* AIM *
Keep the wording of each record exactly the same when you repeat it, and leave out pictures.

* INPUT *
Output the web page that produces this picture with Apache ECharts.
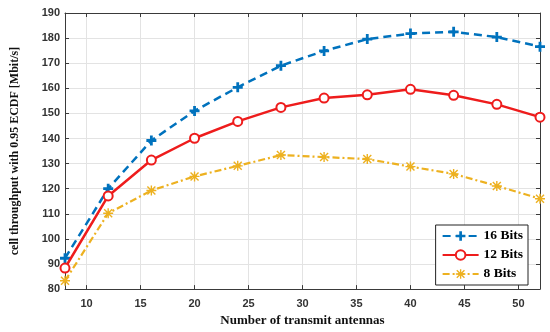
<!DOCTYPE html>
<html>
<head>
<meta charset="utf-8">
<script src="https://cdn.jsdelivr.net/npm/echarts@6/dist/echarts.min.js"></script>
<style>html,body{margin:0;padding:0;background:#fff}#c{width:550px;height:332px}</style>
</head>
<body>
<div id="c"></div>
<script>
const antennas = [8, 12, 16, 20, 24, 28, 32, 36, 40, 44, 48, 52];
const bits16 = [92.3, 120, 139.2, 151, 160.4, 169, 174.9, 179.6, 181.8, 182.5, 180.4, 176.6];
const bits12 = [88.4, 117.1, 131.4, 140.1, 146.8, 152.4, 156.1, 157.4, 159.6, 157.2, 153.6, 148.5];
const bits8  = [83.3, 110.2, 119.3, 124.9, 129.1, 133.4, 132.6, 131.8, 128.8, 125.9, 121.1, 116];
const xTicks = [10, 15, 20, 25, 30, 35, 40, 45, 50];
const seriesNames = ['16 Bits', '12 Bits', '8 Bits'];

const toPairs = arr => antennas.map((x, i) => [x, arr[i]]);
const plusPath = 'path://M3.6,0H6.4V3.6H10V6.4H6.4V10H3.6V6.4H0V3.6H3.6Z';
const starPath = 'path://M0,4.3H10V5.7H0Z M4.3,0H5.7V10H4.3Z M1.5,0.5L9.5,8.5L8.5,9.5L0.5,1.5Z M8.5,0.5L9.5,1.5L1.5,9.5L0.5,8.5Z';

const serif = '"Liberation Serif","Times New Roman",serif';
const sans = '"Liberation Sans",Arial,sans-serif';
const axisCol = '#3a3a3a';
const red = '#ee1c1c';

const chart = echarts.init(document.getElementById('c'), null, {renderer: 'canvas'});
chart.setOption({
  backgroundColor: '#fff',
  animation: false,
  grid: {left: 65, right: 10, top: 13, bottom: 38, containLabel: false},
  legend: {
    right: 22, top: 225, orient: 'vertical',
    itemWidth: 36, itemHeight: 12, itemGap: 5,
    padding: [4, 5, 4, 6],
    backgroundColor: '#fff', borderColor: '#222', borderWidth: 1,
    textStyle: {fontFamily: serif, fontWeight: 'bold', fontSize: 13.5, color: '#000'},
    data: seriesNames
  },
  xAxis: [{
    type: 'value', min: 8, max: 52,
    name: 'Number of transmit antennas', nameLocation: 'middle', nameGap: 20,
    nameTextStyle: {fontFamily: serif, fontWeight: 'bold', fontSize: 13, color: '#111'},
    axisLine: {show: true, lineStyle: {color: axisCol, width: 1}},
    axisTick: {show: true, inside: true, length: 4, customValues: xTicks, lineStyle: {color: axisCol}},
    axisLabel: {customValues: xTicks, fontFamily: sans, fontWeight: 'bold', fontSize: 11, color: '#333', margin: 9},
    splitLine: {show: true, lineStyle: {color: '#e3e3e3', width: 1}}
  }, {
    type: 'value', min: 8, max: 52, position: 'top',
    axisLine: {show: true, lineStyle: {color: axisCol, width: 1}},
    axisTick: {show: true, inside: true, length: 4, customValues: xTicks, lineStyle: {color: axisCol}},
    axisLabel: {show: false}, splitLine: {show: false}
  }],
  yAxis: [{
    type: 'value', min: 80, max: 190, interval: 10,
    name: 'cell throughput with 0.95 ECDF [Mbit/s]', nameLocation: 'middle', nameGap: 44,
    nameTextStyle: {fontFamily: serif, fontWeight: 'bold', fontSize: 12, color: '#111'},
    axisLine: {show: true, lineStyle: {color: axisCol, width: 1}},
    axisTick: {show: true, inside: true, length: 4, lineStyle: {color: axisCol}},
    axisLabel: {fontFamily: sans, fontWeight: 'bold', fontSize: 11, color: '#333', margin: 5},
    splitLine: {show: true, lineStyle: {color: '#e3e3e3', width: 1}}
  }, {
    type: 'value', min: 80, max: 190, interval: 10, position: 'right',
    axisLine: {show: true, lineStyle: {color: axisCol, width: 1}},
    axisTick: {show: true, inside: true, length: 4, lineStyle: {color: axisCol}},
    axisLabel: {show: false}, splitLine: {show: false}
  }],
  series: [{
    name: seriesNames[0], type: 'line', data: toPairs(bits16),
    symbol: plusPath, symbolSize: 10, color: '#0072BD',
    lineStyle: {width: 2.5, type: [8, 5], color: '#0072BD'},
    itemStyle: {color: '#0072BD'}, z: 3
  }, {
    name: seriesNames[1], type: 'line', data: toPairs(bits12),
    symbol: 'emptyCircle', symbolSize: 9, color: red,
    lineStyle: {width: 2.5, color: red},
    itemStyle: {color: red, borderColor: red, borderWidth: 2}, z: 4
  }, {
    name: seriesNames[2], type: 'line', data: toPairs(bits8),
    symbol: starPath, symbolSize: 10, color: '#EDB120',
    lineStyle: {width: 2.2, type: [7, 3, 2, 3], color: '#EDB120'},
    itemStyle: {color: '#EDB120'}, z: 2
  }]
});
</script>
</body>
</html>
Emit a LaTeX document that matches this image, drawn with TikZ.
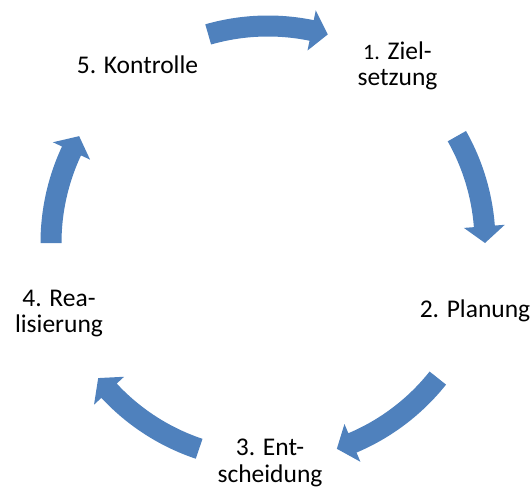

* FULL RESPONSE *
Output the web page that produces this picture with Apache ECharts.
<!DOCTYPE html>
<html>
<head>
<meta charset="utf-8">
<script src="https://cdn.jsdelivr.net/npm/echarts@6/dist/echarts.min.js"></script>
<style>html,body{margin:0;padding:0;background:#fff}#c{width:550px;height:332px}</style>
</head>
<body>
<div id="c"></div>
<script>
const antennas = [8, 12, 16, 20, 24, 28, 32, 36, 40, 44, 48, 52];
const bits16 = [92.3, 120, 139.2, 151, 160.4, 169, 174.9, 179.6, 181.8, 182.5, 180.4, 176.6];
const bits12 = [88.4, 117.1, 131.4, 140.1, 146.8, 152.4, 156.1, 157.4, 159.6, 157.2, 153.6, 148.5];
const bits8  = [83.3, 110.2, 119.3, 124.9, 129.1, 133.4, 132.6, 131.8, 128.8, 125.9, 121.1, 116];
const xTicks = [10, 15, 20, 25, 30, 35, 40, 45, 50];
const seriesNames = ['16 Bits', '12 Bits', '8 Bits'];

const toPairs = arr => antennas.map((x, i) => [x, arr[i]]);
const plusPath = 'path://M3.6,0H6.4V3.6H10V6.4H6.4V10H3.6V6.4H0V3.6H3.6Z';
const starPath = 'path://M0,4.3H10V5.7H0Z M4.3,0H5.7V10H4.3Z M1.5,0.5L9.5,8.5L8.5,9.5L0.5,1.5Z M8.5,0.5L9.5,1.5L1.5,9.5L0.5,8.5Z';

const serif = '"Liberation Serif","Times New Roman",serif';
const sans = '"Liberation Sans",Arial,sans-serif';
const axisCol = '#3a3a3a';
const red = '#ee1c1c';

const chart = echarts.init(document.getElementById('c'), null, {renderer: 'canvas'});
chart.setOption({
  backgroundColor: '#fff',
  animation: false,
  grid: {left: 65, right: 10, top: 13, bottom: 38, containLabel: false},
  legend: {
    right: 22, top: 225, orient: 'vertical',
    itemWidth: 36, itemHeight: 12, itemGap: 5,
    padding: [4, 5, 4, 6],
    backgroundColor: '#fff', borderColor: '#222', borderWidth: 1,
    textStyle: {fontFamily: serif, fontWeight: 'bold', fontSize: 13.5, color: '#000'},
    data: seriesNames
  },
  xAxis: [{
    type: 'value', min: 8, max: 52,
    name: 'Number of transmit antennas', nameLocation: 'middle', nameGap: 20,
    nameTextStyle: {fontFamily: serif, fontWeight: 'bold', fontSize: 13, color: '#111'},
    axisLine: {show: true, lineStyle: {color: axisCol, width: 1}},
    axisTick: {show: true, inside: true, length: 4, customValues: xTicks, lineStyle: {color: axisCol}},
    axisLabel: {customValues: xTicks, fontFamily: sans, fontWeight: 'bold', fontSize: 11, color: '#333', margin: 9},
    splitLine: {show: true, lineStyle: {color: '#e3e3e3', width: 1}}
  }, {
    type: 'value', min: 8, max: 52, position: 'top',
    axisLine: {show: true, lineStyle: {color: axisCol, width: 1}},
    axisTick: {show: true, inside: true, length: 4, customValues: xTicks, lineStyle: {color: axisCol}},
    axisLabel: {show: false}, splitLine: {show: false}
  }],
  yAxis: [{
    type: 'value', min: 80, max: 190, interval: 10,
    name: 'cell throughput with 0.95 ECDF [Mbit/s]', nameLocation: 'middle', nameGap: 44,
    nameTextStyle: {fontFamily: serif, fontWeight: 'bold', fontSize: 12, color: '#111'},
    axisLine: {show: true, lineStyle: {color: axisCol, width: 1}},
    axisTick: {show: true, inside: true, length: 4, lineStyle: {color: axisCol}},
    axisLabel: {fontFamily: sans, fontWeight: 'bold', fontSize: 11, color: '#333', margin: 5},
    splitLine: {show: true, lineStyle: {color: '#e3e3e3', width: 1}}
  }, {
    type: 'value', min: 80, max: 190, interval: 10, position: 'right',
    axisLine: {show: true, lineStyle: {color: axisCol, width: 1}},
    axisTick: {show: true, inside: true, length: 4, lineStyle: {color: axisCol}},
    axisLabel: {show: false}, splitLine: {show: false}
  }],
  series: [{
    name: seriesNames[0], type: 'line', data: toPairs(bits16),
    symbol: plusPath, symbolSize: 10, color: '#0072BD',
    lineStyle: {width: 2.5, type: [8, 5], color: '#0072BD'},
    itemStyle: {color: '#0072BD'}, z: 3
  }, {
    name: seriesNames[1], type: 'line', data: toPairs(bits12),
    symbol: 'emptyCircle', symbolSize: 9, color: red,
    lineStyle: {width: 2.5, color: red},
    itemStyle: {color: red, borderColor: red, borderWidth: 2}, z: 4
  }, {
    name: seriesNames[2], type: 'line', data: toPairs(bits8),
    symbol: starPath, symbolSize: 10, color: '#EDB120',
    lineStyle: {width: 2.2, type: [7, 3, 2, 3], color: '#EDB120'},
    itemStyle: {color: '#EDB120'}, z: 2
  }]
});
</script>
</body>
</html>
Emit a LaTeX document that matches this image, drawn with TikZ.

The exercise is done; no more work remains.